Mais cette option pourrait ne pas suffire à stopper un «no deal». En effet, Boris Johnson resterait tout de même maître de l'agenda. Il pourrait refuser de démissionner, le temps de mettre en oeuvre un Brexit sans accord, le 31 octobre, et convoquer des élections anticipées juste après la sortie de l'UE. Dans ce cas, les experts en droit affirment que la reine Elizabeth II pourrait sortir de sa réserve, et renvoyer elle-même Boris Johnson, une première pour un monarque britannique depuis 1834 selon Politico. «Mais elle ne pourrait le faire que si la Chambre des communes indique clairement qui devrait être nommé Premier ministre à sa place», précise au Guardian Robert Hazell, professeur à l'University College de Londres. Dans ce cas, la reine inviterait la personne choisie à former un nouveau gouvernement. Si Boris Johnson refuse toujours de s'en aller, le Royaume-Uni se trouverait alors dans un situation de «véritable crise constitutionnelle», selon un expert parlementaire interrogé par Politico.
Pour éviter de scénario, Jeremy Corbyn a une solution. Une fois la motion de censure contre l'exécutif conservateur déposée, il compte demander la confiance du Parlement en tant que dirigeant d'un «gouvernement temporaire, strictement limité dans le temps, avec l'objectif de convoquer des élections générales». Arrivé au pouvoir, il chercherait à obtenir de Bruxelles un nouveau report du Brexit, le temps d'organiser le scrutin et de façon à éviter un «no deal accidentel».
Par ailleurs, l'organisation d'élections anticipées pourrait également être à l'initiative de Boris Johnson lui-même. Il lui faudrait tout de même le soutien des deux tiers des députés pour mettre en oeuvre ce projet. Mais ce serait un vrai risque pour les Conservateurs, car, selon le dernier sondage de l'institut ComRes pour le Telegraph, les Tories recueillent 31 % des intentions de vote, juste devant le Labour à 27 %, le Parti du Brexit et les Libéraux-Démocrates étant à 16 %.
un Second référendum
L'hypothèse d'un second référendum sur le Brexit n'est pas écartée, mais elle paraît très peu probable dans la situation actuelle. En effet, le gouvernement de Boris Johnson n'adhère pas à cette idée, d'autant plus qu'elle nécessiterait sans doute un report du Brexit, le temps de préparer la consultation, ce qu'exclut fermement «BoJo».
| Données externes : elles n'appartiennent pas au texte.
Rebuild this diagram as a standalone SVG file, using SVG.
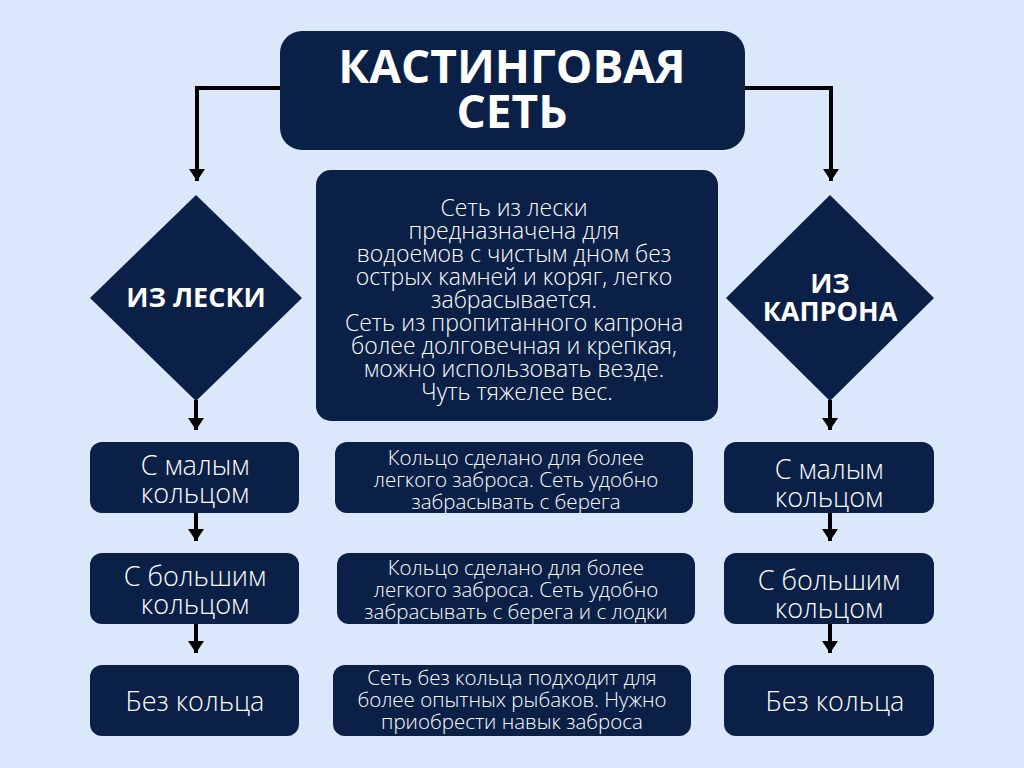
<svg xmlns="http://www.w3.org/2000/svg" width="1024" height="768" viewBox="0 0 1024 768">
<defs>
<style>
.n{fill:#0b2047}
.t{fill:#ffffff;font-family:"Open Sans","Noto Sans","Liberation Sans",sans-serif;text-anchor:middle}
.h{font-weight:700;font-size:46px}
.d{font-weight:700;font-size:27px}
.b{font-weight:300;font-size:27px}
.c{font-weight:300;font-size:23px}
.s{font-weight:300;font-size:20.5px}
</style>
<marker id="a2" viewBox="0 0 16 12" refX="8" refY="12" markerWidth="16" markerHeight="12" markerUnits="userSpaceOnUse" orient="0">
<path d="M0,0 L16,0 L8,12 Z" fill="#000"/>
</marker>
</defs>
<rect width="1024" height="768" fill="#dbe8fb"/>
<g id="connectors" fill="none" stroke="#000" stroke-width="4">
<path d="M280,88 H197 V181" marker-end="url(#a2)"/>
<path d="M745,88 H831 V181" marker-end="url(#a2)"/>
<path d="M196,400 V430" marker-end="url(#a2)"/>
<path d="M196,512 V541" marker-end="url(#a2)"/>
<path d="M196,623 V653" marker-end="url(#a2)"/>
<path d="M830,400 V430" marker-end="url(#a2)"/>
<path d="M830,512 V541" marker-end="url(#a2)"/>
<path d="M830,623 V653" marker-end="url(#a2)"/>
</g>
<g id="title">
<rect class="n" x="280" y="31" width="465" height="119" rx="22"/>
<text class="t h" x="512" y="83">КАСТИНГОВАЯ</text>
<text class="t h" x="512" y="128">СЕТЬ</text>
</g>
<g id="leska">
<polygon class="n" points="196,195 302,298 196,401 90,298"/>
<text class="t d" x="196" y="307">ИЗ ЛЕСКИ</text>
</g>
<g id="kapron">
<polygon class="n" points="830,195 934,298 830,401 726,298"/>
<text class="t d" x="830" y="293">ИЗ</text>
<text class="t d" x="830" y="321">КАПРОНА</text>
</g>
<g id="info">
<rect class="n" x="316" y="170" width="402" height="251" rx="15"/>
<text class="t c" x="517">
<tspan x="517" y="216">Сеть из лески</tspan>
<tspan x="517" y="239">предназначена для</tspan>
<tspan x="517" y="262">водоемов с чистым дном без</tspan>
<tspan x="517" y="285">острых камней и коряг, легко</tspan>
<tspan x="517" y="308">забрасывается.</tspan>
<tspan x="517" y="331">Сеть из пропитанного капрона</tspan>
<tspan x="517" y="354">более долговечная и крепкая,</tspan>
<tspan x="517" y="377">можно использовать везде.</tspan>
<tspan x="517" y="400">Чуть тяжелее вес.</tspan>
</text>
</g>
<g id="l-small">
<rect class="n" x="90" y="442" width="209" height="71" rx="12"/>
<text class="t b" x="195" y="475">С малым</text>
<text class="t b" x="195" y="503">кольцом</text>
</g>
<g id="l-big">
<rect class="n" x="90" y="553" width="209" height="71" rx="12"/>
<text class="t b" x="195" y="586">С большим</text>
<text class="t b" x="195" y="614">кольцом</text>
</g>
<g id="l-none">
<rect class="n" x="90" y="665" width="209" height="71" rx="12"/>
<text class="t b" x="195" y="711">Без кольца</text>
</g>
<g id="r-small">
<rect class="n" x="724" y="442" width="210" height="71" rx="12"/>
<text class="t b" x="829" y="479">С малым</text>
<text class="t b" x="829" y="507">кольцом</text>
</g>
<g id="r-big">
<rect class="n" x="724" y="553" width="210" height="71" rx="12"/>
<text class="t b" x="829" y="590">С большим</text>
<text class="t b" x="829" y="618">кольцом</text>
</g>
<g id="r-none">
<rect class="n" x="724" y="665" width="210" height="71" rx="12"/>
<text class="t b" x="835" y="711">Без кольца</text>
</g>
<g id="m-small">
<rect class="n" x="335" y="442" width="358" height="71" rx="12"/>
<text class="t s" x="516" y="465">Кольцо сделано для более</text>
<text class="t s" x="516" y="487">легкого заброса. Сеть удобно</text>
<text class="t s" x="516" y="509">забрасывать с берега</text>
</g>
<g id="m-big">
<rect class="n" x="337" y="553" width="358" height="71" rx="12"/>
<text class="t s" x="516" y="575">Кольцо сделано для более</text>
<text class="t s" x="516" y="597">легкого заброса. Сеть удобно</text>
<text class="t s" x="516" y="619">забрасывать с берега и с лодки</text>
</g>
<g id="m-none">
<rect class="n" x="333" y="665" width="358" height="71" rx="12"/>
<text class="t s" x="512" y="685">Сеть без кольца подходит для</text>
<text class="t s" x="512" y="707">более опытных рыбаков. Нужно</text>
<text class="t s" x="512" y="729">приобрести навык заброса</text>
</g>
</svg>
En revanche, en cas d'élections anticipées remportées par les Travaillistes, la probabilité d'un nouveau référendum augmenterait considérablement. En effet, Jeremy Corbyn, pourtant eurosceptique notoire, a affirmé le 14 août que si un scrutin législatif était convoqué, son parti ferait campagne en faveur d'un nouveau référendum sur l'appartenance à l'UE, qui proposerait notamment «l’option de rester dans l’UE», et donc d’annuler le Brexit.
Des questions restent malgré tout en suspens sur la forme que pourrait prendre ce nouveau référendum. Sera-t-il légalement contraignant ou seulement consultatif, comme celui de juin 2016 ? Et quels seront les choix proposés aux électeurs ? Une question importante, car certains veulent que les électeurs aient seulement à choisir entre l'accord de sortie négocié par Theresa May fin 2018 ou le maintien dans l'UE, quand d'autres souhaitent ajouter à ces possibilités le «no deal».
Une autre possibilité ?
Même si Boris Johnson s'est engagé à mettre en oeuvre le Brexit le 31 octobre «sans condition», il pourrait être forcé par le Parlement de reporter une nouvelle fois le divorce, déjà repoussé deux fois. Il était d'abord fixé le 29 mars, puis le 12 avril, et désormais le 31 octobre. La nouvelle présidente de la Commission européenne, l'Allemande Ursula von der Leyen, s'est même dit «prête» à un nouveau report si le Royaume-Uni fournit de «bonnes raisons». Par ailleurs, si le plan échafaudé par Jeremy Corbyn devient réalité, un report du Brexit deviendrait plus que probable, car il fait partie du scénario imaginé par le leader de l'opposition pour empêcher un «no deal».
Dernière possibilité, qui ressemble fort à de la fiction, l'annulation pure et simple du Brexit. Une option néanmoins réalisable sur le papier, la Cour de justice de l'Union européenne ayant estimé, dans un arrêt rendu en décembre dernier, que le Royaume-Uni pouvait décider seul de renoncer à quitter l’Union, sans avoir besoin de l’aval des autres Etats membres.